Building code changes and increased stringency require the glass and glazing industry to stay informed, and code expert Tom Culp of Birch Point Consulting did just that at GANA’s Building Envelope Contractors (BEC) Conference earlier this week.
Monday, Culp gave a presentation about the latest in code requirements and where they’re headed.
He started by asking attendees, “Why should you care?” First, “knowledge of how the energy codes work can give you power to help your customer,” he said. Plus, “the specification starts from the code.” Also, awareness of new requirements can help in both suggesting the right products and recognizing product trends.
Culp pointed out that the industry is involved influencing codes and standards through groups such as Glass Association of North America (GANA), which is active with ASHRAE, ASTM, the International Code Council (ICC), the National Fenestration Rating Council, and more.

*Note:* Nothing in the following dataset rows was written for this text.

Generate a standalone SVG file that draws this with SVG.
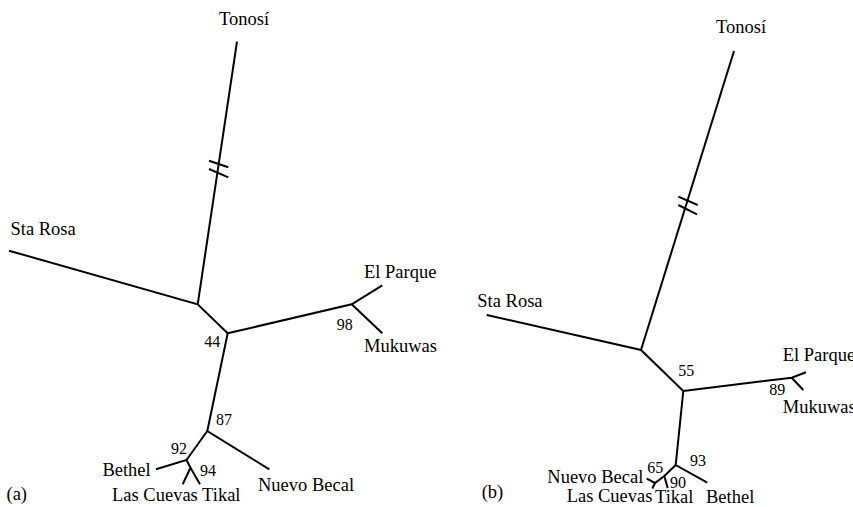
<svg xmlns="http://www.w3.org/2000/svg" width="853" height="507" viewBox="0 0 853 507">
<style>
.e{stroke:#000;stroke-width:2;fill:none;stroke-linecap:butt}
text{font-family:'Liberation Serif','DejaVu Serif',serif;fill:#000}
.n{font-size:18.5px}
.b{font-size:16px}
</style>
<rect width="853" height="507" fill="#fff"/>
<g id="connectors">
  <path class="e" d="M237,41.7 L197.7,304.3"/>
  <path class="e" d="M209,160.7 L228.3,167.3 M209,169 L228.3,177.3"/>
  <path class="e" d="M9,250.7 L197.7,304.3 L227.7,333.3"/>
  <path class="e" d="M227.7,333.3 L351.7,304.3 L382.3,285.3 M351.7,304.3 L382.3,333.3"/>
  <path class="e" d="M227.7,333.3 L207.3,431 L269.3,469.3"/>
  <path class="e" d="M207.3,431 L186.5,460 L156,469.3 M186.5,460 L190.5,467.8 L182.7,484.3 M190.5,467.8 L200,484.3"/>
  <path class="e" d="M734,51 L641,350"/>
  <path class="e" d="M678.3,196.7 L697.7,205 M678.3,205 L697,214.3"/>
  <path class="e" d="M486.7,315 L641,350 L683.3,391"/>
  <path class="e" d="M683.3,391 L791.7,377.7 L806,372.3 M791.7,377.7 L803.3,390"/>
  <path class="e" d="M683.3,391 L675.7,465 L707.3,482.7"/>
  <path class="e" d="M675.7,465 L664.3,476 L667.7,488 M664.3,476 L655,483 L646.7,478.7 M655,483 L652.3,488.5"/>
</g>
<g id="tree-a">
  <g id="a-tonosi"><text class="n" x="219" y="25">Tonosí</text></g>
  <g id="a-starosa"><text class="n" x="10.5" y="235">Sta Rosa</text></g>
  <g id="a-elparque"><text class="n" x="364" y="278.3">El Parque</text></g>
  <g id="a-mukuwas"><text class="n" x="364" y="351.7">Mukuwas</text></g>
  <g id="a-nuevobecal"><text class="n" x="258" y="491">Nuevo Becal</text></g>
  <g id="a-bethel"><text class="n" x="150.7" y="476" text-anchor="end">Bethel</text></g>
  <g id="a-lascuevas"><text class="n" x="112" y="500.7">Las Cuevas Tikal</text></g>
  <g id="a-support">
    <text class="b" x="204.3" y="347.3">44</text>
    <text class="b" x="336.7" y="330">98</text>
    <text class="b" x="216" y="425">87</text>
    <text class="b" x="171" y="454">92</text>
    <text class="b" x="200" y="475.7">94</text>
  </g>
  <g id="a-label"><text class="n" x="6.5" y="500">(a)</text></g>
</g>
<g id="tree-b">
  <g id="b-tonosi"><text class="n" x="716" y="33.3">Tonosí</text></g>
  <g id="b-starosa"><text class="n" x="477.3" y="306.7">Sta Rosa</text></g>
  <g id="b-elparque"><text class="n" x="782.7" y="360.7">El Parque</text></g>
  <g id="b-mukuwas"><text class="n" x="782.7" y="412.7">Mukuwas</text></g>
  <g id="b-nuevobecal"><text class="n" x="547.3" y="482.7">Nuevo Becal</text></g>
  <g id="b-lascuevas"><text class="n" x="566.7" y="501.7">Las Cuevas</text></g>
  <g id="b-tikal"><text class="n" x="655" y="502.5">Tikal</text></g>
  <g id="b-bethel"><text class="n" x="706" y="502.5">Bethel</text></g>
  <g id="b-support">
    <text class="b" x="678.3" y="376">55</text>
    <text class="b" x="769.3" y="395">89</text>
    <text class="b" x="690" y="466">93</text>
    <text class="b" x="647.3" y="472.7">65</text>
    <text class="b" x="670" y="488.3">90</text>
  </g>
  <g id="b-label"><text class="n" x="481.7" y="497.7">(b)</text></g>
</g>
</svg>
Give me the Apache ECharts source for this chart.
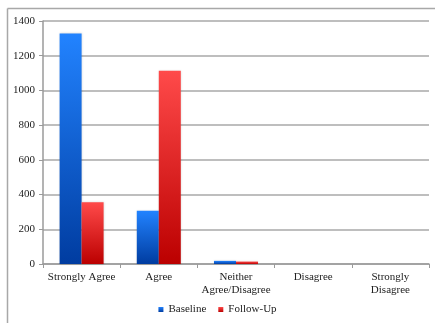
<!DOCTYPE html>
<html><head><meta charset="utf-8">
<script src="https://cdn.jsdelivr.net/npm/echarts@6/dist/echarts.min.js"></script>
<style>html,body{margin:0;padding:0;background:#fff}#c{width:435px;height:323px}</style>
</head><body><div id="c"></div>
<script>
const categories = ["Strongly Agree", "Agree", "Neither\nAgree/Disagree", "Disagree", "Strongly\nDisagree"];
const baseline = [1328, 307, 18, 0, 0];
const followUp = [356, 1113, 14, 0, 0];
const yTicks = [0, 200, 400, 600, 800, 1000, 1200, 1400];

const chart = echarts.init(document.getElementById('c'), null, {renderer: 'canvas'});
const font = '"Times New Roman", "Liberation Serif", serif';
const grad = (a, b) => new echarts.graphic.LinearGradient(0, 0, 0, 1, [{offset: 0, color: a}, {offset: 1, color: b}]);
chart.setOption({
  animation: false,
  textStyle: {fontFamily: font},
  graphic: [
    {type: 'line', shape: {x1: 7.5, y1: 8.5, x2: 435, y2: 8.5}, style: {stroke: '#a8a8a8', lineWidth: 1.5}, silent: true},
    {type: 'line', shape: {x1: 7.5, y1: 8.5, x2: 7.5, y2: 323}, style: {stroke: '#a8a8a8', lineWidth: 1.5}, silent: true}
  ],
  grid: {left: 43, right: 6, top: 21, bottom: 59},
  legend: {
    bottom: 3, left: 'center', itemWidth: 5, itemHeight: 5, itemGap: 12,
    icon: 'rect',
    textStyle: {fontFamily: font, fontSize: 11, color: '#222'},
    data: ['Baseline', 'Follow-Up']
  },
  xAxis: {
    type: 'category', data: categories,
    splitLine: {show: false},
    axisLine: {lineStyle: {color: '#9a9a9a', width: 1.5}},
    axisTick: {show: true, length: 4, lineStyle: {color: '#9a9a9a'}},
    axisLabel: {fontFamily: font, fontSize: 11, color: '#222', margin: 7, lineHeight: 13, interval: 0}
  },
  yAxis: {
    type: 'value', min: 0, max: yTicks[yTicks.length - 1], interval: 200,
    axisLine: {show: true, lineStyle: {color: '#9a9a9a', width: 1.5}},
    axisTick: {show: true, length: 4, lineStyle: {color: '#9a9a9a'}},
    splitLine: {lineStyle: {color: '#a8a8a8', width: 1.5}},
    axisLabel: {fontFamily: font, fontSize: 11, color: '#222', margin: 8, formatter: v => String(v)}
  },
  series: [
    {name: 'Baseline', type: 'bar', data: baseline, barWidth: 22, barGap: '0%',
     itemStyle: {color: grad('#2283ff', '#003ca0'), shadowColor: 'rgba(0,0,0,0.15)', shadowBlur: 2}},
    {name: 'Follow-Up', type: 'bar', data: followUp, barWidth: 22,
     itemStyle: {color: grad('#ff4a4a', '#bb0000'), shadowColor: 'rgba(0,0,0,0.15)', shadowBlur: 2}}
  ]
});
</script></body></html>
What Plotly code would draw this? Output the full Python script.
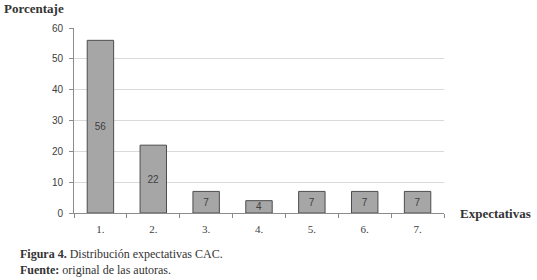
import plotly.graph_objects as go

categories = ["1.", "2.", "3.", "4.", "5.", "6.", "7."]
values = [56, 22, 7, 4, 7, 7, 7]
y_ticks = [0, 10, 20, 30, 40, 50, 60]

fig = go.Figure()
fig.add_trace(go.Bar(
    x=categories, y=values,
    text=[str(v) for v in values],
    textposition="inside", insidetextanchor="middle",
    constraintext="none", textangle=0,
    textfont=dict(family="Liberation Sans, Arial", size=10, color="#404040"),
    marker=dict(color="#a6a6a6", line=dict(color="#4d4d4d", width=1)),
    width=0.5,
    cliponaxis=False,
))

fig.update_layout(
    width=537, height=280,
    margin=dict(l=74, r=93, t=28, b=67),
    plot_bgcolor="white", paper_bgcolor="white",
    showlegend=False,
    uniformtext=dict(minsize=10, mode="show"),
    xaxis=dict(
        type="category", showgrid=False, showline=True, linecolor="#8c8c8c", linewidth=1,
        ticks="outside", tickson="boundaries", ticklen=4, tickcolor="#8c8c8c",
        tickfont=dict(family="Liberation Serif, Times New Roman", size=11, color="#404040"),
        ticklabelstandoff=6,
        range=[-0.5, 6.5],
    ),
    yaxis=dict(
        range=[0, 60], tickvals=y_ticks, showgrid=True, gridcolor="#d9d9d9", gridwidth=1,
        showline=True, linecolor="#8c8c8c", linewidth=1,
        ticks="outside", ticklen=4, tickcolor="#8c8c8c",
        tickfont=dict(family="Liberation Sans, Arial", size=10, color="#404040"),
        ticklabelstandoff=4,
        zeroline=False,
    ),
    font=dict(family="Liberation Serif"),
)

fig.add_annotation(text="<b>Porcentaje</b>", xref="paper", yref="paper", x=-72/370, y=1 + 20/185,
                   xanchor="left", yanchor="middle", showarrow=False,
                   font=dict(family="Liberation Serif, Times New Roman", size=13, color="#333333"))
fig.add_annotation(text="<b>Expectativas</b>", xref="paper", yref="paper", x=1 + 14/370, y=0,
                   xanchor="left", yanchor="middle", showarrow=False,
                   font=dict(family="Liberation Serif, Times New Roman", size=13, color="#333333"))
fig.add_annotation(text="<b>Figura 4.</b> Distribución expectativas CAC.<br><b>Fuente:</b> original de las autoras.",
                   xref="paper", yref="paper", x=-56/370, y=-32/185,
                   xanchor="left", yanchor="top", align="left", showarrow=False,
                   font=dict(family="Liberation Serif, Times New Roman", size=12, color="#333333"))

fig.write_html("out.html", config={"displayModeBar": False},
               post_script="document.body.style.margin='0';document.body.style.overflow='hidden';")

The presentation covered overall energy and green code trends, including increased adoption and enforcement of the codes. “Even where code enforcement is lax,” Culp said, these changes will still be seen in specification and product offerings.”
Increased stringency in base energy codes is also another trend, as well as the continued expansion of green codes and standards such as LEED v4, ASHRAE 189.1 and the International Green Construction Code (IgCC).
Culp spent focused on how spandrel is addressed in the energy codes. The spandrel area is considered an opaque wall and must meet either the prescriptive wall R-value or U-value requirements. Additionally, California’s Title 24, in particular, has a minimum insulation requirement where the entire curtainwall—both the vision and spandrel areas—must have an area-weighted average of a <0.28 U-value. Culp said there are “some technical problems with this” and that he is filing comment on behalf of GANA and the Aluminum Extruders Council regarding the issue.
The industry, meanwhile, scored a “huge victory” last year in defeating the ASHRAE 189.1 proposal to reduce the window area by 25 percent. Also, the 2014 edition of 189.1, published last fall, includes U-factor requirements 10 percent lower than the 2013 version, and solar heat gain coefficient (SHGC) 10 percent lower only on East and West sides—and no lower than 0.25.
The 2015 IgCC was also discussed, as final hearings and voting were completed last fall. Some highlights from the IgCC were strengthened daylighting requirements, easier language regarding Environmental Product Declarations and Life Cycle Assessment and U-value and SHCC requirements 5 percent lower than IECC rather than 10.
Culp also touched on the direction of the codes, noting that updated weather data shows climate zone boundaries will move in ASHRAE 90.1-2016 “and likely 2018 IECC.” He said they will affect local requirements and compliance, but not for two to 10 years, depending on local adaptation.
In terms of ASHRAE, he said there has been a “heavy emphasis” over the last seven months on updating the window criteria for the 2016 edition of 90.1, which includes the U-factor in Northern zones 4 through 8, as well as the SHGC in all zones, “but especially zones 0 through 3.”
Culp said flexibility needs to be included in the new window criteria to allow different technologies and trade-offs to use a higher window area. “If set too stringent, criteria will not encourage less glass, but could make it harder to use more glass,” he said.